Snow pants. Boots. Coat. Hat. Mittens.

Snow.

The gingerbread boys are building a snow fort, complete with spy holes, so she decides to walk down to the pond to visit the fish. She doesn't know if there are even any fish in there still, but she wants to walk, so down the path she goes.

Last year, they moved their poor lone fish, Angst, inside for the winter. His fishy antics kept her company while she tippety-tap typed on her laptop. When spring came, they returned him to the pond, along with several other new fishy friends.

Sadly, Angst didn't make it through the summer. At least she thinks he didn't. She hasn't seen him in a long time. Maybe he made a break for freedom through the trench leading from the pond to the stream. She doesn't know. He could be hiding under the lily pad, though his bright orange bulk would be hard to disguise.

This year, disheartened by the fate of Angst, they didn't collect Cardinal, Goldene, Blackie, and the rest. Survival of the fittest, she thinks. Emotional attachment to a 29 cent Wal-mart feeder fish is an entanglement sometimes better left alone.

She arrives at the pond, but there are no fish to be seen--big surprise--so she keeps walking, following the trench to the stream.

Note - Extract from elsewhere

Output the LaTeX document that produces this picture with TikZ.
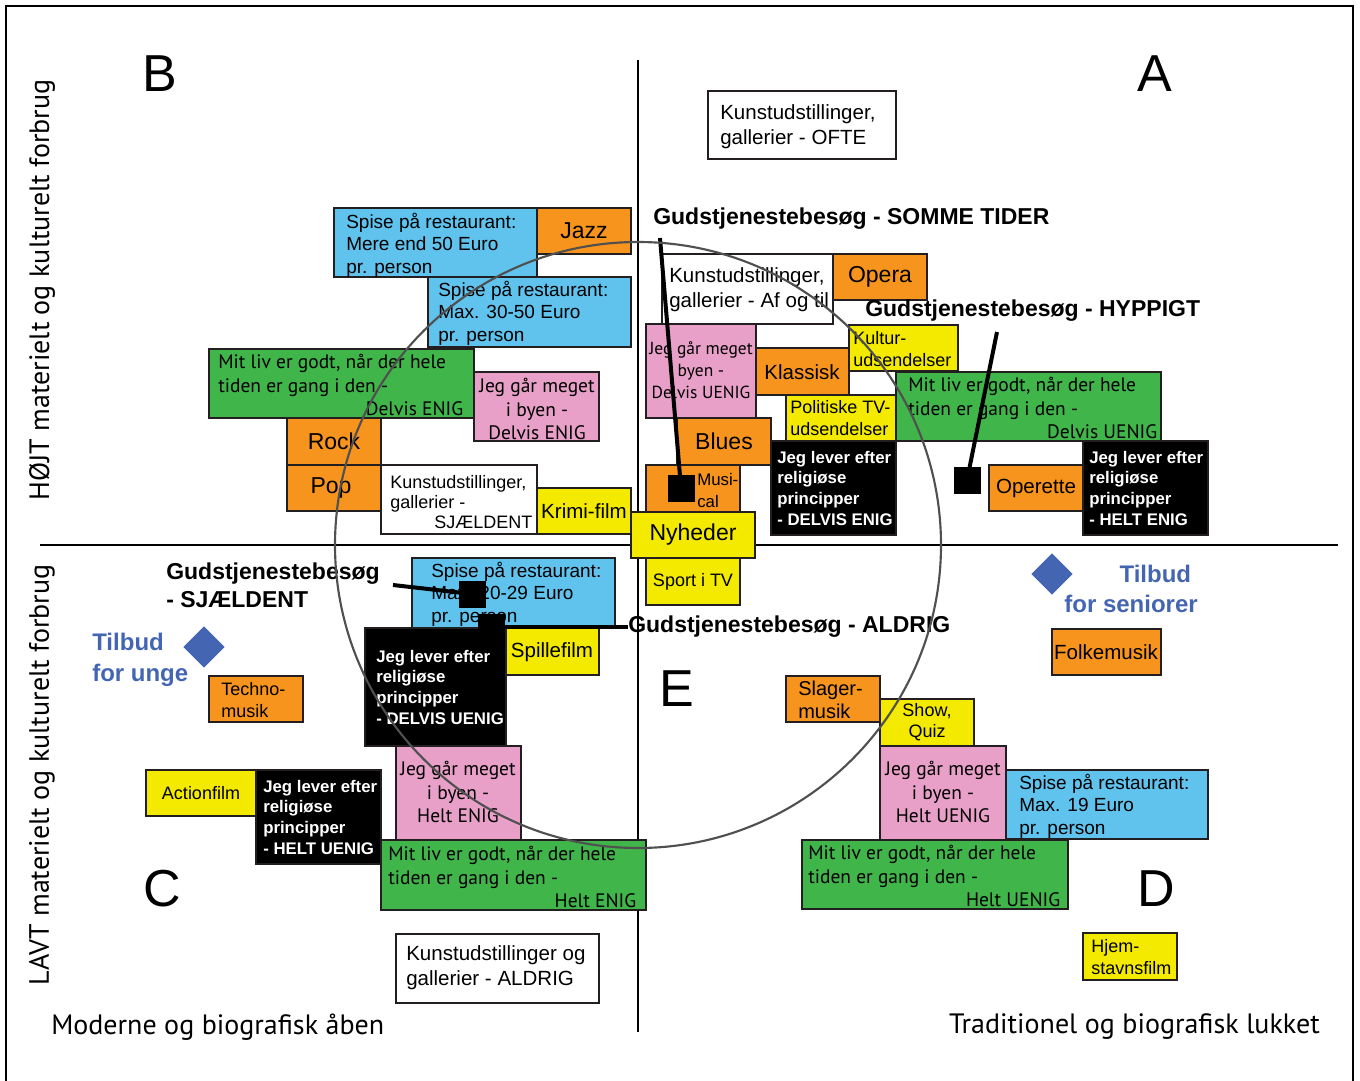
\documentclass[tikz,border=0pt]{standalone}
\usepackage{fontspec}
\setmainfont{Liberation Sans}
\newfontfamily\myriadfont{PT Sans}
\usepackage{tikz}
\usetikzlibrary{shapes.geometric,positioning}
\definecolor{skyfill}{RGB}{96,195,238}
\definecolor{orangefill}{RGB}{247,148,30}
\definecolor{greenfill}{RGB}{64,181,74}
\definecolor{pinkfill}{RGB}{233,160,200}
\definecolor{yellowfill}{RGB}{243,234,0}
\definecolor{edgegray}{RGB}{35,31,32}
\definecolor{offerblue}{RGB}{68,102,178}
\definecolor{ringgray}{RGB}{80,80,80}

\begin{document}
\begin{tikzpicture}[x=0.75pt,y=0.75pt,yscale=-1,xscale=1,
  cell/.style={draw=edgegray,line width=1.1pt},
  sky/.style={cell,fill=skyfill},
  orng/.style={cell,fill=orangefill},
  grn/.style={cell,fill=greenfill},
  pnk/.style={cell,fill=pinkfill},
  ylw/.style={cell,fill=yellowfill},
  wht/.style={cell,fill=white},
  blk/.style={cell,fill=black},
  lbl/.style={inner sep=0pt,font=\fontsize{14.25}{16.9}\selectfont},
  lblbig/.style={inner sep=0pt,font=\fontsize{17.25}{20}\selectfont},
  lblmid/.style={inner sep=0pt,font=\fontsize{15.4}{18}\selectfont},
  lblsmall/.style={inner sep=0pt,font=\fontsize{13.5}{16}\selectfont},
  lblart/.style={inner sep=0pt,font=\fontsize{15.4}{18.75}\selectfont},
  lblmy/.style={inner sep=0pt,font=\myriadfont\fontsize{14.6}{17.6}\selectfont},
  lblrel/.style={inner sep=0pt,text=white,font=\bfseries\fontsize{12.6}{15.5}\selectfont},
  lblhead/.style={inner sep=0pt,font=\bfseries\fontsize{17.25}{21}\selectfont},
  lbloffer/.style={inner sep=0pt,text=offerblue,font=\bfseries\fontsize{18}{23}\selectfont},
  lblaxis/.style={inner sep=0pt,font=\myriadfont\fontsize{21}{23}\selectfont},
  quadrant/.style={inner sep=0pt,font=\fontsize{39}{40}\selectfont},
  marker/.style={fill=black,inner sep=0pt,minimum size=20.25pt},
  offer/.style={diamond,fill=offerblue,inner sep=0pt,minimum size=31pt},
  pointer/.style={line width=3pt}]
\useasboundingbox (0,0) rectangle (1360,1081);

%Shape: Frame
\draw [line width=1.5pt] (6,1081) -- (6,6) -- (1353,6) -- (1353,1081) ;
%Straight Lines: axes
\draw [line width=1.8pt] (638,60) -- (638,1032) ;
\draw [line width=1.8pt] (40,545) -- (1338,545) ;

%%%%% quadrant B
\draw [sky] (334,208) rectangle (537,277) ;
\node [lbl,anchor=west,align=left] (spiseHigh) at (346,245) {Spise på restaurant:\\Mere end 50 Euro\\pr. person};
\draw [orng] (537,208) rectangle (631,254) ;
\node [lblbig] (jazz) at (584,231) {Jazz};
\draw [sky] (428,277) rectangle (631,347) ;
\node [lbl,anchor=west,align=left] (spiseMid) at (438,313) {Spise på restaurant:\\Max. 30-50 Euro\\pr. person};
\draw [grn] (209,349) rectangle (474,418) ;
\node [lblmy,anchor=west,align=left] (livB) at (218,385) {Mit liv er godt, når der hele\\tiden er gang i den -\\\makebox[183.75pt][r]{Delvis ENIG}};
\draw [pnk] (474,372) rectangle (599,441) ;
\node [lblmy,align=center] (byenB) at (537,409) {Jeg går meget\\i byen -\\Delvis ENIG};
\draw [orng] (287,418) rectangle (381,465) ;
\node [lblbig] (rock) at (334,441) {Rock};
\draw [orng] (287,465) rectangle (381,511) ;
\node [lblbig] (pop) at (331,488) {Pop};
\draw [wht] (381,465) rectangle (537,534) ;
\node [inner sep=0pt,font=\fontsize{13.5}{15}\selectfont,anchor=west,align=left] (kunstRare) at (390,502) {Kunstudstillinger,\\gallerier -\\\makebox[106.5pt][r]{SJÆLDENT}};
\draw [ylw] (537,488) rectangle (631,534) ;
\node [lblmid] (krimi) at (584,511) {Krimi-film};
\node [quadrant] (letterB) at (160,74) {B};

%%%%% quadrant A
\draw [wht] (708,91) rectangle (896,159) ;
\node [lblart,anchor=west,align=left] (kunstOften) at (720,127) {Kunstudstillinger,\\gallerier - OFTE};
\node [lblhead,anchor=west] (sommeTxt) at (653,219) {Gudstjenestebesøg - SOMME TIDER};
\draw [wht] (662,254) rectangle (833,324) ;
\node [lblart,anchor=west,align=left] (kunstSome) at (669,290) {Kunstudstillinger,\\gallerier - Af og til};
\draw [orng] (833,254) rectangle (927,300) ;
\node [lblbig] (opera) at (880,277) {Opera};
\draw [pnk] (646,324) rectangle (756,418) ;
\node [inner sep=0pt,font=\myriadfont\fontsize{13.1}{16.5}\selectfont,align=center] (byenA) at (701,370) {Jeg går meget\\byen -\\Delvis UENIG};
\draw [orng] (756,348) rectangle (849,395) ;
\node [lblmid] (klassisk) at (802,372) {Klassisk};
\draw [ylw] (849,325) rectangle (958,371) ;
\node [lblsmall,anchor=west,align=left] (kultur) at (853,349) {Kultur-\\udsendelser};
\node [lblhead,anchor=west] (hyppigTxt) at (865,311) {Gudstjenestebesøg - HYPPIGT};
\draw [ylw] (786,395) rectangle (896,441) ;
\node [lblsmall,anchor=west,align=left] (politisk) at (790,418) {Politiske TV-\\udsendelser};
\draw [grn] (896,372) rectangle (1161,441) ;
\node [lblmy,anchor=west,align=left] (livA) at (908,408) {Mit liv er godt, når der hele\\tiden er gang i den -\\\makebox[186.75pt][r]{Delvis UENIG}};
\draw [orng] (677,418) rectangle (771,465) ;
\node [lblbig] (blues) at (724,441) {Blues};
\draw [blk] (771,441) rectangle (896,535) ;
\node [lblrel,anchor=west,align=left] (religDE) at (777,488) {Jeg lever efter\\religiøse\\principper\\- DELVIS ENIG};
\draw [orng] (646,465) rectangle (740,512) ;
\node [inner sep=0pt,font=\fontsize{12.6}{16.5}\selectfont,anchor=west,align=left] (musical) at (697,490) {Musi-\\cal};
\draw [ylw] (631,512) rectangle (755,558) ;
\node [lblbig] (nyheder) at (693,535) {Nyheder};
\draw [ylw] (646,558) rectangle (740,605) ;
\node [lblsmall] (sport) at (693,582) {Sport i TV};
\draw [orng] (989,465) rectangle (1083,511) ;
\node [lblmid] (operette) at (1036,488) {Operette};
\draw [blk] (1083,441) rectangle (1208,535) ;
\node [lblrel,anchor=west,align=left] (religHE) at (1089,488) {Jeg lever efter\\religiøse\\principper\\- HELT ENIG};
\node [quadrant] (letterA) at (1155,74) {A};

%Straight Lines: church attendance markers
\node [marker] (sommeMark) at (681,488) {};
\coordinate (sommeTop) at (660,238);
\draw [pointer] (sommeTop) -- (sommeMark.center) ;
\node [marker] (hyppigMark) at (967,480) {};
\coordinate (hyppigTop) at (997,332);
\draw [pointer] (hyppigTop) -- (hyppigMark.center) ;

%%%%% quadrant C
\node [lblhead,anchor=west,align=left] (saeldenTxt) at (166,585) {Gudstjenestebesøg\\- SJÆLDENT};
\draw [sky] (412,558) rectangle (615,628) ;
\node [lbl,anchor=west,align=left] (spiseLow) at (431,594) {Spise på restaurant:\\Max. 20-29 Euro\\pr. person};
\draw [blk] (365,628) rectangle (506,746) ;
\node [lblrel,anchor=west,align=left] (religDU) at (376,687) {Jeg lever efter\\religiøse\\principper\\- DELVIS UENIG};
\draw [ylw] (506,628) rectangle (599,675) ;
\node [lblmid] (spillefilm) at (552,652) {Spillefilm};
\node [lbloffer,anchor=west,align=left] (offerYoung) at (92,660) {Tilbud\\for unge};
\node [offer] (diamYoung) at (204,647) {};
\draw [orng] (209,676) rectangle (303,722) ;
\node [lblsmall,anchor=west,align=left] (techno) at (221,700) {Techno-\\musik};
\draw [pnk] (396,746) rectangle (521,840) ;
\node [lblmy,align=center] (byenC) at (458,792) {Jeg går meget\\i byen -\\Helt ENIG};
\draw [ylw] (146,770) rectangle (256,816) ;
\node [lblsmall] (action) at (201,793) {Actionfilm};
\draw [blk] (256,770) rectangle (381,864) ;
\node [lblrel,anchor=west,align=left] (religHU) at (263,817) {Jeg lever efter\\religiøse\\principper\\- HELT UENIG};
\draw [grn] (381,840) rectangle (646,910) ;
\node [lblmy,anchor=west,align=left] (livC) at (388,877) {Mit liv er godt, når der hele\\tiden er gang i den -\\\makebox[186pt][r]{Helt ENIG}};
\draw [wht] (396,934) rectangle (599,1003) ;
\node [lblart,anchor=west,align=left] (kunstNever) at (406,968) {Kunstudstillinger og\\gallerier - ALDRIG};
\node [quadrant] (letterC) at (162,889) {C};
\node [quadrant] (letterE) at (677,689) {E};

%Straight Lines: church attendance markers
\node [marker] (saeldenMark) at (472,594) {};
\coordinate (saeldenEnd) at (393,585);
\draw [pointer] (saeldenEnd) -- (saeldenMark.center) ;
\node [marker] (aldrigMark) at (491,627) {};
\node [lblhead,anchor=west] (aldrigTxt) at (628,627) {Gudstjenestebesøg - ALDRIG};
\draw [pointer] (aldrigTxt.west) -- (aldrigMark.center) ;

%%%%% quadrant D
\node [offer] (diamSenior) at (1052,574) {};
\node [lbloffer,anchor=east,align=right] (offerSenior) at (1198,589) {Tilbud\hspace*{5pt}\\for seniorer};
\draw [orng] (1052,629) rectangle (1161,675) ;
\node [lblmid] (folke) at (1106,652) {Folkemusik};
\draw [orng] (786,676) rectangle (880,722) ;
\node [inner sep=0pt,font=\fontsize{15}{17}\selectfont,anchor=west,align=left] (slager) at (798,700) {Slager-\\musik};
\draw [ylw] (880,699) rectangle (974,746) ;
\node [lblsmall,align=center] (show) at (927,722) {Show,\\Quiz};
\draw [pnk] (880,746) rectangle (1006,840) ;
\node [lblmy,align=center] (byenD) at (943,792) {Jeg går meget\\i byen -\\Helt UENIG};
\draw [sky] (1006,770) rectangle (1208,839) ;
\node [lbl,anchor=west,align=left] (spiseCheap) at (1019,806) {Spise på restaurant:\\Max. 19 Euro\\pr. person};
\draw [grn] (802,840) rectangle (1068,909) ;
\node [lblmy,anchor=west,align=left] (livD) at (808,876) {Mit liv er godt, når der hele\\tiden er gang i den -\\\makebox[189pt][r]{Helt UENIG}};
\draw [ylw] (1083,933) rectangle (1177,980) ;
\node [lblsmall,anchor=west,align=left] (hjem) at (1091,957) {Hjem-\\stavnsfilm};
\node [quadrant] (letterD) at (1156,889) {D};

%Shape: Circle
\draw [ringgray,line width=1.6pt] (638,545) circle (303) ;

% Text Node: axis labels
\node [lblaxis,rotate=90] (highAxis) at (42,290) {HØJT materielt og kulturelt forbrug};
\node [lblaxis,rotate=90] (lowAxis) at (42,775) {LAVT materielt og kulturelt forbrug};
\node [lblaxis,anchor=west] (modernAxis) at (51,1027) {Moderne og biografisk åben};
\node [lblaxis,anchor=east] (tradAxis) at (1320,1027) {Traditionel og biografisk lukket};

\end{tikzpicture}
\end{document}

It's nearly frozen, a thin skin formed over the trickling water. Mounds of snow are heaped up on the banks, and the evidence of both deer and little boys dot the snowy land, their tracks leading out in lines and circles. She's relieved to see that the tracks of the little boys go to the tree that bridges the stream, but no farther.

She turns around and decides to blaze a trail through the deep snow to the ford. How much easier this would be in snow shoes, she thinks.

But not as much fun.

She feels like a little girl again, ten or eleven, snow pants and all, crunching through the top layer of frozen snow to the fluff beneath, sinking down, and slogging through. When she reaches the ford, she's a bit breathless, and there's a mound of snow where the sitting stone should be, so she sits down, and the snow holds her. She leans back, looking out at the snow-covered forest. How beautiful this all is--the trees, the white hills and valleys of snow, the blue hour as the sun sets.

She used to hate winter. But winter in a city is full of cloudy skies, slushy streets, and bitterly cold wind. Winter in farm country and forest is completely different. It's all shades of brilliant white. The sun shines here, the snow sparkles, and inside, there's always a fire in the wood stove. She lies on her back, and looks up at the sky. She's surrounded by peace. She needs to go back, but she wants to stay here a little bit longer, in this cocoon of peace where the only sound is the faint trickle of the stream.

The gingerbread man calls to her, following her footprints to where she lies in the snow. He reminds her that the sled run he built needs to be broken in. She passed it on her walk to the ford: it dives down the trail, twists from side to side, before shuttling through two saplings toward the stream. The gingerbread boys are now up in a pine tree somewhere, hollering out to whomever is around.

Dinner can wait. She takes the red sled and decides to stay eleven for a bit longer.